Ulrike Allroggen, Tanja Berger, Birgit Erbe (Hg.):
Was bringt Europa den Frauen?.
Feministische Beiträge zu Chancen und Defiziten der Europäischen Union.
Hamburg: Argument 2002.
184 Seiten, ISBN 3–88619–289–X, € 17,90
Abstract: In von neun Autorinnen verfassten Beiträgen gibt der Band Einblicke in zentrale Felder der EU-Politik: die europäische Wirtschafts- und Währungsunion (EWWU), die Strukturpolitik, die Gleichstellungspolitik und das Gender Mainstreaming, die Osterweiterung sowie die Ausarbeitung einer europäischen Verfassung. Damit werden wesentliche Teile des Maastricht-Vertrags (1992), des Amsterdamer Vertrags (1997) und des Nizza-Vertrags (2000) behandelt. Hierdurch bildet dieser Band eine wichtige Grundlage für die Diskussion über die Frauenpolitik der EU
Mehrere Beiträge prognostizieren aufgrund der wachsenden wirtschaftlichen Konkurrenz im europäischen Binnenraum eine höhere Sockelarbeitslosigkeit und das „working poor“, die Einkommensarmut trotz Vollzeitarbeit. Es zeichne sich eine neue Unterschicht der Gesellschaften entlang von z. T. kulminierenden Merkmalen wie unzureichende (Aus-)Bildung, soziale und ethnische Herkunft, Zuwanderung und weibliche Geschlechtszugehörigkeit ab. Zurückgeführt werden diese Entwicklungen auf die von der EU zur Steigerung der Wettbewerbsfähigkeit der europäischen Wirtschaften (u. a. durch die Währungsunion) eingeleiteten Prozesse der Deregulierung sowie der Privatisierung staatlicher Leistungen und sozialstaatlicher Verpflichtungen.

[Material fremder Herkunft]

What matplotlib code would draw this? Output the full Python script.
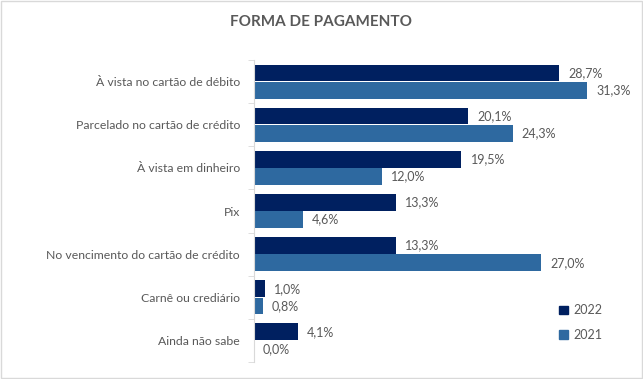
import numpy as np
import matplotlib.pyplot as plt
from matplotlib.patches import Patch, Rectangle

plt.rcParams['font.family'] = ['Lato', 'DejaVu Sans']

categories = ['À vista no cartão de débito', 'Parcelado no cartão de crédito',
              'À vista em dinheiro', 'Pix', 'No vencimento do cartão de crédito',
              'Carnê ou crediário', 'Ainda não sabe']
vals_2022 = [28.7, 20.1, 19.5, 13.3, 13.3, 1.0, 4.1]
vals_2021 = [31.3, 24.3, 12.0, 4.6, 27.0, 0.8, 0.0]
series_labels = ['2022', '2021']

c22 = '#002060'
c21 = '#2E69A0'
txt = '#595959'

fig = plt.figure(figsize=(6.43, 3.79), dpi=100)
ax = fig.add_axes([254 / 643, 1 - 362 / 379, (620 - 254) / 643, (362 - 60) / 379])

y = np.arange(len(categories))
h = 0.385
ax.barh(y - 0.2, vals_2022, height=h, color=c22)
ax.barh(y + 0.2, vals_2021, height=h, color=c21)

for yi, v in zip(y, vals_2022):
    ax.text(v + 0.85, yi - 0.2, f'{v:.1f}%'.replace('.', ','), va='center', ha='left',
            fontsize=9, color=txt)
for yi, v in zip(y, vals_2021):
    ax.text(v + 0.85, yi + 0.2, f'{v:.1f}%'.replace('.', ','), va='center', ha='left',
            fontsize=9, color=txt)

ax.set_xlim(0, (620 - 254) / 10.64)
ax.set_ylim(len(categories) - 0.5, -0.5)
ax.set_xticks([])
ax.set_yticks(y)
ax.set_yticklabels(categories, fontsize=8.8, color=txt)
ax.set_yticks(np.arange(-0.5, len(categories)), minor=True)
ax.tick_params(axis='y', which='major', length=0, pad=10)
ax.tick_params(axis='y', which='minor', length=4, color='#D9D9D9')
for s in ['top', 'right', 'bottom']:
    ax.spines[s].set_visible(False)
ax.spines['left'].set_color('#D9D9D9')

fig.text(0.5, 1 - 22 / 379, 'FORMA DE PAGAMENTO', ha='center', va='center',
         fontsize=11, fontweight='bold', color=txt)

handles = [Patch(color=c22), Patch(color=c21)]
fig.legend(handles, series_labels, loc='upper left', bbox_to_anchor=(548 / 643, 1 - 293 / 379),
           frameon=False, fontsize=9, handlelength=0.7, handleheight=0.7,
           handletextpad=0.4, labelspacing=1.0, labelcolor=txt)

fig.patches.append(Rectangle((0.001, 0.002), 0.997, 0.995, transform=fig.transFigure,
                             fill=False, edgecolor='#D9D9D9', linewidth=1))

fig.savefig('out.png', dpi=100)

Susanne Schunter-Kleemann zeigt in ihrem Beitrag auf, dass die damit verbundenen strikten Budgetkriterien für die Mitgliedsstaaten deren arbeitsmarkt- und sozialpolitischen Handlungsmöglichkeiten schmälern. Sie schlägt vor, den Vorrang der Stabilitätspolitik vor der Beschäftigungspolitik zu widerrufen, um dadurch auch der Frauenerwerbstätigkeit stärkere Impulse zu geben. Von der Explosion schlecht entlohnter und tariflich ungeregelter Arbeit sind in der EU vor allem Arbeitnehmerinnen betroffen. 1999 waren 52,6% der Frauen und 71,6% der Männer in Europa erwerbstätig, davon 33% der Frauen und 6% der Männer in Teilzeitbeschäftigung. Eine Arbeitsmarkt- und Sozialpolitik sollte deshalb eine eigenständige Sicherung von Frauen an die Stelle der abgeleiteten Sicherung setzen und einer Aushöhlung des Prinzips der Familiensubsidiarität gerade entgegenwirkten. Ein Anwendungsfall für diese Vorschläge könnten die Hauptarbeitsbranchen von Frauen, d. h. dienstleistungs- und personenbezogene Arbeiten, sein. Anstatt sie noch stärker marktförmig zu gestalten, wird der skandinavische Weg empfohlen, d.h. sie (wohlfahrts-)staatlich zu organisieren. Damit soll sowohl eine Verbesserung der Arbeitsbedingungen von Frauen als auch eine gleichverteiltere Partizipation an diesen Leistungen erreicht werden.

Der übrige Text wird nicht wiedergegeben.